Wednesday, February 26, 2014

What Paco de Lucía can bring to the cybersecurity industry

Today we felt a bit orphans because we lost a master. The great Paco de Lucia has passed away, but his music will be eternal. And his lessons as well. He showed us that there was another way of doing things. He played flamenco in his way, he explored it merging it with other styles and beat purists’ rejection to become a world legend.



In the field of cybersecurity, the success of the fight against cybercrime likely lies as well in a different and unique approach to take the lead to offenders. Meanwhile, in 2013, Android malware increased by almost 500% up to 1.2 million threats, according to G Data.



As a matter of fact, Spain, the birthplace of the world famous guitarist, is one of the most affected regions by mobile malware, according to the "Report of Mobile Security Threats" that SophosLabs presented at the Mobile World Congress 2014 yesterday. In fact, it has increased sixfold the number of threats in the last 12 months. To these threats we also have to add the first Android trojan based on the Tor network that steals personal information from the infected device and sends it to a server within the anonymous network, which prevents it from detecting its location or its owner’s identify, as warned by Kaspersky Lab.

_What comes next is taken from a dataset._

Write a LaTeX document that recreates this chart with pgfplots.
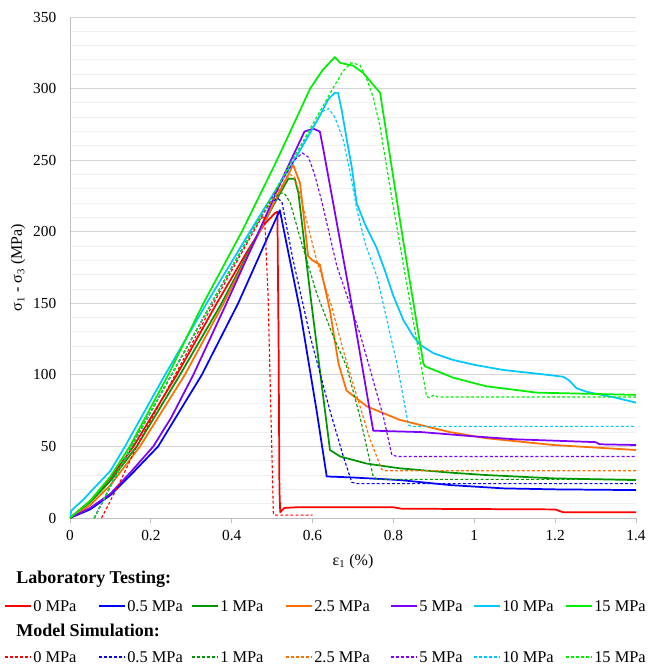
\documentclass[border=0pt]{standalone}
\usepackage{fontspec}
\setmainfont{Liberation Serif}
\usepackage{pgfplots}
\pgfplotsset{compat=1.18}

\definecolor{cRed}{RGB}{255,0,0}
\definecolor{cBlue}{RGB}{0,0,255}
\definecolor{cDkGreen}{RGB}{0,150,0}
\definecolor{cOrange}{RGB}{255,110,0}
\definecolor{cPurple}{RGB}{125,0,255}
\definecolor{cCyan}{RGB}{0,200,255}
\definecolor{cGreen}{RGB}{0,238,0}

\tikzset{
  lab/.style={line width=1.3pt, line join=round},
  sim/.style={line width=0.85pt, dash pattern=on 2.2pt off 1.6pt},
}

\begin{document}
\begin{tikzpicture}
\begin{axis}[
  at={(0,0)}, anchor=south west,
  scale only axis, width=424.5pt, height=375.75pt,
  xmin=0, xmax=1.4, ymin=0, ymax=350,
  xtick={0,0.2,0.4,0.6,0.8,1,1.2,1.4},
  ytick={0,50,100,150,200,250,300,350},
  minor y tick num=4,
  ymajorgrids, yminorgrids,
  major grid style={draw=black!17, line width=0.7pt},
  minor grid style={draw=black!6, line width=0.7pt},
  axis x line*=bottom, axis y line*=left,
  axis line style={draw=black!25, line width=0.7pt},
  tick align=outside,
  major tick length=3.8pt,
  xtick style={draw=black!25, line width=0.7pt},
  ytick style={draw=none},
  minor tick style={draw=none},
  /pgf/number format/assume math mode=true,
  tick label style={font=\fontsize{11.5}{13}\selectfont},
  yticklabel style={xshift=-3pt},
  xticklabel style={yshift=-2pt},
  xlabel={ε\textsubscript{1} (\%)},
  ylabel={σ\textsubscript{1} - σ\textsubscript{3} (MPa)},
  label style={font=\fontsize{12}{14}\selectfont},
  xlabel style={yshift=-3pt},
  ylabel style={yshift=-1pt},
]
% ---------- laboratory tests ----------
\addplot[lab, cRed] coordinates {
(0,0)(0.05,12)(0.1,28)(0.157,50)(0.264,100)(0.363,150)(0.44,187)(0.48,205)
(0.507,213)(0.513,214)(0.516,120)(0.518,20)(0.52,4)(0.53,7)(0.56,7.5)(0.8,7.5)
(0.82,6.5)(1.2,6)(1.22,4)(1.4,4)};
\addplot[lab, cBlue] coordinates {
(0,0)(0.05,6)(0.1,16)(0.15,30)(0.218,50)(0.326,100)(0.416,150)(0.495,200)
(0.519,215)(0.569,145)(0.61,75)(0.635,29)(0.693,28.4)(0.816,26.5)(0.94,23)
(1.072,20.7)(1.2,20)(1.4,19.5)};
\addplot[lab, cDkGreen] coordinates {
(0,0)(0.05,11)(0.1,26)(0.165,50)(0.272,100)(0.375,150)(0.468,200)(0.51,222)
(0.54,237)(0.556,237)(0.565,227)(0.594,157)(0.643,47.5)(0.668,43)(0.734,38)
(0.816,34.7)(0.94,31.7)(1.03,30)(1.195,27.7)(1.4,26.5)};
\addplot[lab, cOrange] coordinates {
(0,0)(0.05,9)(0.1,23)(0.173,50)(0.284,100)(0.38,150)(0.469,200)(0.52,229)
(0.552,246.6)(0.569,234)(0.589,183)(0.60,180)(0.618,177)(0.643,145)(0.664,108)
(0.684,89)(0.734,78)(0.816,68.5)(0.866,65)(0.94,60)(1.03,55.7)(1.195,51)(1.4,47.5)};
\addplot[lab, cPurple] coordinates {
(0,0)(0.05,7)(0.1,17)(0.15,32)(0.206,50)(0.25,70)(0.305,100)(0.387,150)
(0.467,200)(0.53,240)(0.58,270)(0.602,272)(0.618,270)(0.627,257)(0.693,155)
(0.75,61)(0.87,60)(1.0,57)(1.1,55)(1.2,54)(1.3,53)(1.31,51.5)(1.4,51)};
\addplot[lab, cCyan] coordinates {
(0,0)(0.003,5)(0.01,7)(0.03,12)(0.05,18)(0.1,33)(0.136,50)(0.235,100)
(0.338,150)(0.445,200)(0.555,250)(0.61,277)(0.64,293)(0.655,297)(0.663,297)
(0.672,285)(0.688,259)(0.697,245)(0.709,220)(0.73,205)(0.758,189)(0.78,172)
(0.80,155)(0.825,138)(0.849,127)(0.866,121)(0.9,115)(0.948,110.4)(1.0,107)
(1.072,103.4)(1.15,101)(1.22,98.7)(1.235,96)(1.253,90.6)(1.278,88.2)(1.35,84)(1.4,80.6)};
\addplot[lab, cGreen] coordinates {
(0,0)(0.05,12)(0.1,29)(0.148,50)(0.243,100)(0.33,150)(0.425,200)(0.512,250)
(0.594,300)(0.625,313)(0.655,322)(0.668,318)(0.70,316)(0.725,311)(0.767,297)
(0.824,194)(0.874,108)(0.878,106)(0.948,98)(1.03,92)(1.154,87.6)(1.4,86)};
% ---------- model simulation ----------
\addplot[sim, cRed] coordinates {
(0.078,0)(0.1,12)(0.125,26)(0.165,50)(0.26,100)(0.355,150)(0.45,198)(0.472,209)
(0.48,211)(0.483,200)(0.49,155)(0.503,3)(0.51,2)(0.6,2)};
\addplot[sim, cBlue] coordinates {
(0.06,0)(0.107,26)(0.152,50)(0.251,100)(0.35,150)(0.45,200)(0.49,218)(0.505,222)
(0.515,223)(0.524,221)(0.552,180)(0.594,127)(0.643,75)(0.676,43)(0.697,25)
(0.71,24)(1.4,24)};
\addplot[sim, cDkGreen] coordinates {
(0.06,0)(0.107,26)(0.152,50)(0.251,100)(0.35,150)(0.45,200)(0.5,222)(0.52,227)
(0.53,227)(0.545,220)(0.569,196)(0.61,157)(0.651,127)(0.684,106)(0.717,71)
(0.75,29)(0.76,27)(1.4,27)};
\addplot[sim, cOrange] coordinates {
(0.06,0)(0.107,26)(0.152,50)(0.251,100)(0.35,150)(0.45,200)(0.53,235)(0.545,240)
(0.555,238)(0.57,225)(0.61,180)(0.647,148)(0.676,117)(0.70,94)(0.742,55)
(0.771,34)(0.78,33)(1.4,33)};
\addplot[sim, cPurple] coordinates {
(0.06,0)(0.107,26)(0.152,50)(0.251,100)(0.35,150)(0.45,200)(0.53,238)(0.555,250)
(0.575,255)(0.59,252)(0.605,240)(0.622,222)(0.66,176)(0.717,129)(0.775,71)
(0.796,44)(0.81,43)(1.4,43)};
\addplot[sim, cCyan] coordinates {
(0.06,0)(0.107,26)(0.152,50)(0.251,100)(0.35,150)(0.45,200)(0.55,250)(0.6,273)
(0.625,284)(0.64,286)(0.655,280)(0.676,264)(0.693,241)(0.71,215)(0.73,192)
(0.76,168)(0.81,106)(0.837,65)(0.845,64)(1.4,64)};
\addplot[sim, cGreen] coordinates {
(0.06,0)(0.107,26)(0.152,50)(0.251,100)(0.35,150)(0.45,200)(0.55,250)(0.65,300)
(0.675,312)(0.695,318)(0.717,316.5)(0.735,306)(0.75,294)(0.767,273)(0.80,217)
(0.84,152)(0.882,85)(0.89,84)(0.9,86)(0.91,84.5)(1.4,84.5)};
\end{axis}

% ---------- legend block below the axis ----------
\begin{scope}[x=0.75pt, y=-0.75pt, xshift=-52.5pt, yshift=388.5pt]
  \path[use as bounding box] (0,0) rectangle (646,665);
  \node[anchor=west, inner sep=0, font=\fontsize{13.5}{15}\selectfont\bfseries] at (16,579) {Laboratory Testing:};
  \node[anchor=west, inner sep=0, font=\fontsize{13.5}{15}\selectfont\bfseries] at (16,630) {Model Simulation:};
  \foreach \xx/\cc/\tt in {5/cRed/0 MPa, 99/cBlue/0.5 MPa, 192/cDkGreen/1 MPa, 286/cOrange/2.5 MPa,
                           391/cPurple/5 MPa, 474/cCyan/10 MPa, 566/cGreen/15 MPa}{
    \draw[lab, draw=\cc] (\xx,606) -- ++(26,0);
    \node[anchor=west, inner sep=0, font=\fontsize{12.3}{14}\selectfont] at (\xx+28,606) {\tt};
    \draw[sim, draw=\cc, line width=1pt] (\xx,657) -- ++(26,0);
    \node[anchor=west, inner sep=0, font=\fontsize{12.3}{14}\selectfont] at (\xx+28,657) {\tt};
  }
\end{scope}
\end{tikzpicture}
\end{document}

Given this scenario, users must be aware of the risks that their devices are facing, as well as pay attention to which WiFi networks they connect to, be even more cautious if they have jailbroken their phone, always upgrade the operating system, encrypt their device and protect it by a PIN, and install anti malware solutions to avoid being infected, insofar as possible.

We should not trust appearances. According to security researcher Raven Alder, to much sensitivity towards women, especially when it comes to physical security controls may turn in lowering the guard. Thus, she dares to ensure that "sexism can be a security vulnerability."

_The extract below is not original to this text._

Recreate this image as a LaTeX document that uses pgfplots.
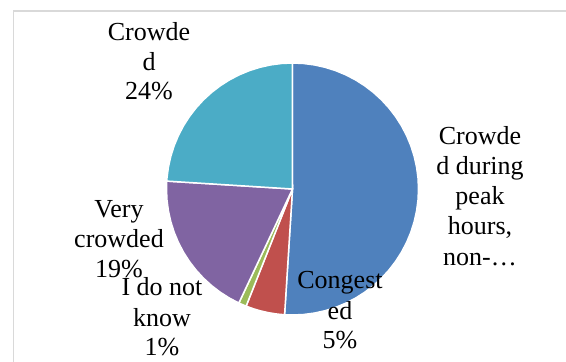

That said, another important point to consider in the war against cybercrime is to learn from every experience. Just as a musician rehearse again and again to correct his mistakes, the cybersecurity industry should analyze past attacks to prevent reoccurrence. That's what the analyst Roland Dobbins has made with DDoS attack campaign called "Operation Ababil" that was carried out in 5 phases between 2012 and 2014. Dobbins has dissected the attack in a presentation that you can download here.

Nothing more to add, rest in peace Paco de Lucía.